Robust Optimal Balancing of High-Speed Machinery Using Convex Optimization

[+] Author and Article Information
Guoxin Li

Department of Mechanical and Aerospace Engineering, University of Virginia, P.O. Box 400746, Charlottesville, VA 22904-4746gl2n@virginia.edu

Zongli Lin1

Charles L. Brown Department of Electrical and Computer Engineering, University of Virginia, P.O. Box 400743, Charlottesville, VA 22904-4743zl5y@virginia.edu

Paul E. Allaire

Department of Mechanical and Aerospace Engineering, University of Virginia, P.O. Box 400746, Charlottesville, VA 22904-4743pea@virginia.edu

1

Corresponding author.

J. Vib.
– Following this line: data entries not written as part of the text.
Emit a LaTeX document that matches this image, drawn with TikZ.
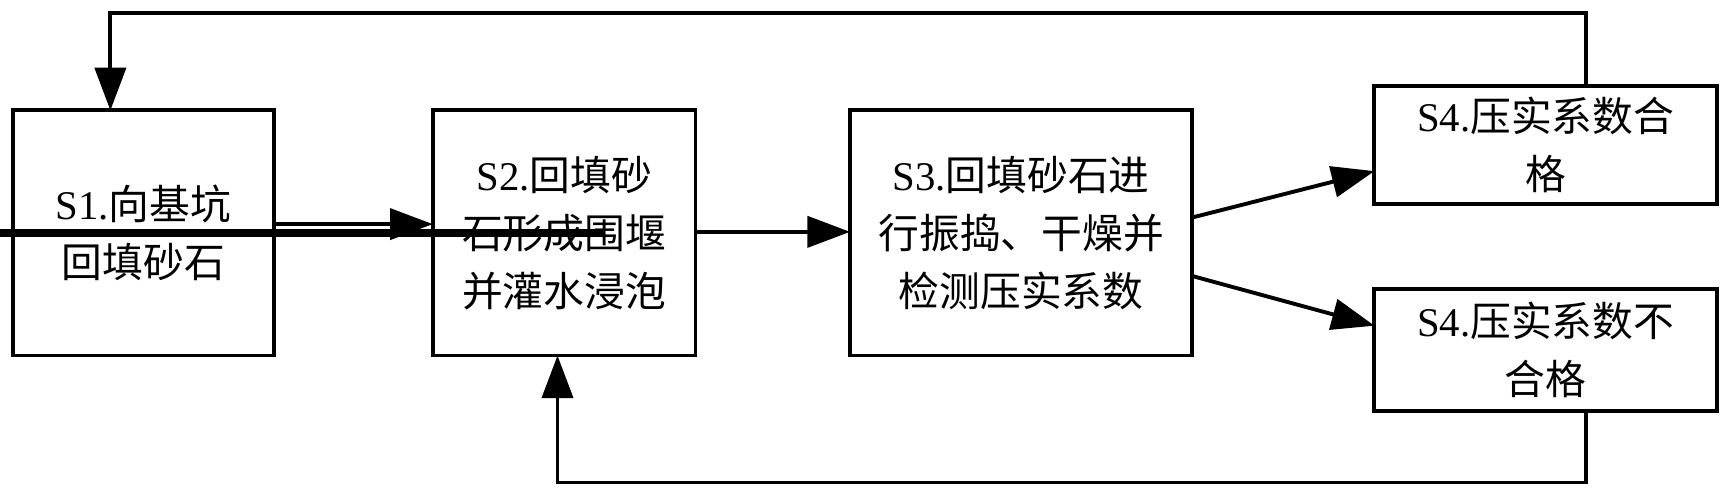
\documentclass[tikz,border=0pt]{standalone}
\usepackage{fontspec}
\setmainfont{Liberation Serif}
\newfontfamily\cjk{Noto Sans CJK SC}
\usetikzlibrary{arrows.meta}
\begin{document}
\begin{tikzpicture}[x=0.01cm,y=-0.01cm,
  box/.style={draw,line width=1pt,inner sep=0pt,align=center,font=\fontsize{10.5pt}{15pt}\selectfont},
  arr/.style={line width=1pt,-{Triangle[length=11pt,width=8pt]}}]
\useasboundingbox (0,0) rectangle (1568,453);
\node[box,minimum width=236\pgflinewidth,text width=2cm] at (130,211) (s1) {};
\draw[line width=1pt] (12,100) rectangle (248,322);
\node[align=center,font=\fontsize{10.5pt}{15pt}\selectfont] at (130,211) {S1.{\cjk 向基坑}\\{\cjk 回填砂石}};
\draw[line width=1pt] (392,100) rectangle (630,322);
\node[align=center,font=\fontsize{10.5pt}{15pt}\selectfont] (s2) at (511,211) {S2.{\cjk 回填砂}\\{\cjk 石形成围堰}\\{\cjk 并灌水浸泡}};
\draw[line width=1pt] (770,100) rectangle (1080,322);
\node[align=center,font=\fontsize{10.5pt}{15pt}\selectfont] (s3) at (925,211) {S3.{\cjk 回填砂石进}\\{\cjk 行振捣、干燥并}\\{\cjk 检测压实系数}};
\draw[line width=1pt] (1245,78) rectangle (1555,185);
\node[align=center,font=\fontsize{10.5pt}{15pt}\selectfont] (s4a) at (1400,131) {S4.{\cjk 压实系数合}\\{\cjk 格}};
\draw[line width=1pt] (1245,262) rectangle (1555,372);
\node[align=center,font=\fontsize{10.5pt}{15pt}\selectfont] (s4b) at (1400,317) {S4.{\cjk 压实系数不}\\{\cjk 合格}};
\coordinate (a1) at (248,203); \coordinate (a2) at (392,203);
\coordinate (b1) at (630,210); \coordinate (b2) at (770,210);
\coordinate (c1) at (1080,197); \coordinate (c2) at (1245,155);
\coordinate (d1) at (1080,250); \coordinate (d2) at (1245,295);
\draw[arr] (a1) -- (a2);
\draw[arr] (b1) -- (b2);
\draw[arr] (c1) -- (c2);
\draw[arr] (d1) -- (d2);
\coordinate (t1) at (1437,78); \coordinate (t2) at (100,100);
\draw[arr] (t1) -- (1437,12) -- (100,12) -- (t2);
\coordinate (u1) at (1437,372); \coordinate (u2) at (505,322);
\draw[arr] (u1) -- (1437,437) -- (505,437) -- (u2);
\end{tikzpicture}
\end{document}
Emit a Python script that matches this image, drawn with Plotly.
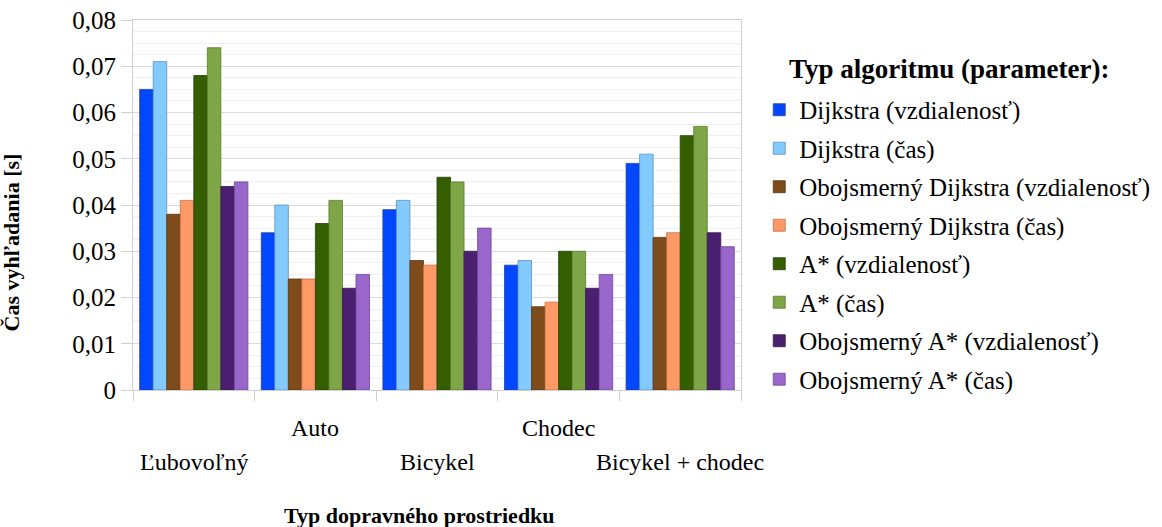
import plotly.graph_objects as go

# Transport types (x categories)
categories = ["Ľubovoľný", "Auto", "Bicykel", "Chodec", "Bicykel + chodec"]

# Algorithm variants (series names)
series_names = [
    "Dijkstra (vzdialenosť)",
    "Dijkstra (čas)",
    "Obojsmerný Dijkstra (vzdialenosť)",
    "Obojsmerný Dijkstra (čas)",
    "A* (vzdialenosť)",
    "A* (čas)",
    "Obojsmerný A* (vzdialenosť)",
    "Obojsmerný A* (čas)",
]

# Search time in seconds, one list per algorithm variant
dijkstra_dist = [0.065, 0.034, 0.039, 0.027, 0.049]
dijkstra_time = [0.071, 0.040, 0.041, 0.028, 0.051]
bidi_dijkstra_dist = [0.038, 0.024, 0.028, 0.018, 0.033]
bidi_dijkstra_time = [0.041, 0.024, 0.027, 0.019, 0.034]
astar_dist = [0.068, 0.036, 0.046, 0.030, 0.055]
astar_time = [0.074, 0.041, 0.045, 0.030, 0.057]
bidi_astar_dist = [0.044, 0.022, 0.030, 0.022, 0.034]
bidi_astar_time = [0.045, 0.025, 0.035, 0.025, 0.031]

series_values = [
    dijkstra_dist, dijkstra_time,
    bidi_dijkstra_dist, bidi_dijkstra_time,
    astar_dist, astar_time,
    bidi_astar_dist, bidi_astar_time,
]

# Y axis ticks
y_tick_values = [0, 0.01, 0.02, 0.03, 0.04, 0.05, 0.06, 0.07, 0.08]
y_tick_labels = ["0", "0,01", "0,02", "0,03", "0,04", "0,05", "0,06", "0,07", "0,08"]

fill_colors = ["#0047ff", "#83caff", "#7e4b1b", "#ff9966",
               "#355e00", "#7ea646", "#4b1f6f", "#9966cc"]
edge_colors = ["#2a3f8f", "#5a8fb8", "#5a3510", "#c07048",
               "#24400a", "#5a7a30", "#35164f", "#6e4a94"]

FONT = "Liberation Serif"

fig = go.Figure()
for i, (name, vals) in enumerate(zip(series_names, series_values)):
    fig.add_trace(go.Bar(
        x=categories, y=vals, name=name,
        legendgroup=name,
        marker=dict(color=fill_colors[i], line=dict(color=edge_colors[i], width=0.8)),
    ))

fig.update_layout(
    width=1162, height=527,
    margin=dict(l=133, r=421, t=20, b=137, autoexpand=False),
    paper_bgcolor="white", plot_bgcolor="white",
    font=dict(family=FONT, color="black", size=24),
    barmode="group", bargap=0.11, bargroupgap=0,
    showlegend=True,
    legend=dict(
        x=1.03, xanchor="left", y=0.819, yanchor="top",
        font=dict(size=25),
        traceorder="grouped", tracegroupgap=3,
        itemwidth=30,
        bgcolor="rgba(0,0,0,0)",
    ),
    xaxis=dict(
        type="category", showticklabels=False,
        range=[-0.5, len(categories) - 0.5], autorange=False,
        ticks="outside", tickson="boundaries", ticklen=10,
        tickcolor="#d0d0d0", showline=True, linecolor="#d0d0d0", mirror=True,
        showgrid=False, zeroline=False,
    ),
    yaxis=dict(
        range=[0, 0.08], tickvals=y_tick_values, ticktext=y_tick_labels,
        ticks="outside", ticklen=11, tickcolor="#d0d0d0",
        tickfont=dict(size=25),
        showline=True, linecolor="#d0d0d0", mirror=True,
        showgrid=True, gridcolor="#dcdcdc", gridwidth=1,
        minor=dict(dtick=0.0025, showgrid=True, gridcolor="#f0f0f0", gridwidth=1),
        zeroline=False,
    ),
)

# Legend heading
fig.add_annotation(
    x=1.0757, xref="paper", y=1 - (69 - 20) / 370, yref="paper",
    xanchor="left", yanchor="middle",
    text="<b>Typ algoritmu (parameter):</b>", showarrow=False, font=dict(size=27),
)

# Staggered category labels below the axis
for i, cat in enumerate(categories):
    fig.add_annotation(
        x=cat, xref="x", y=0, yref="paper",
        text=cat, showarrow=False, yanchor="top",
        yshift=-23 if i % 2 == 1 else -57,
        font=dict(size=24),
    )

# Axis titles
fig.add_annotation(
    x=0.472, xref="paper", y=0, yref="paper", yanchor="top", yshift=-111,
    text="<b>Typ dopravného prostriedku</b>", showarrow=False, font=dict(size=22),
)
fig.add_annotation(
    x=-0.2, xref="paper", y=0.4, yref="paper", xanchor="center",
    text="<b>Čas vyhľadania [s]</b>", textangle=-90, showarrow=False, font=dict(size=22),
)

fig.write_html("out.html")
Acoust 130(3), 031008 (Apr 03, 2008) (11 pages) doi:10.1115/1.2890405 History: Received March 01, 2006; Revised March 21, 2007; Published April 03, 2008

For high-speed rotating machinery, such as turbomachinery, the vibration caused by the rotor mass imbalance is a major source of maintenance problems. Vibration reduction by balancing under practical constraints and data uncertainty is often a challenging problem. In this paper, we formulate the problem of high-speed flexible rotor balancing as a convex optimization problem. This formulation not only solves the minmax balancing problem efficiently, but also allows the inclusion of various practical constraints. This formulation can be extended in a generalized unified balancing approach, which combines the advantages of both the influence coefficient approach and the modal balancing. Furthermore, a robust balancing approach is also developed to handle uncertainties in the influence coefficient and in the vibration response. This robust balancing approach provides the safeguard for the worse case scenario under the unknown but bounded uncertainty. All the resulting optimization problems are solved by second order cone programming. A large turbine generator balancing case is used to demonstrate that the proposed balancing technique provides the flexibility and efficiency beyond those of the existing balancing methods.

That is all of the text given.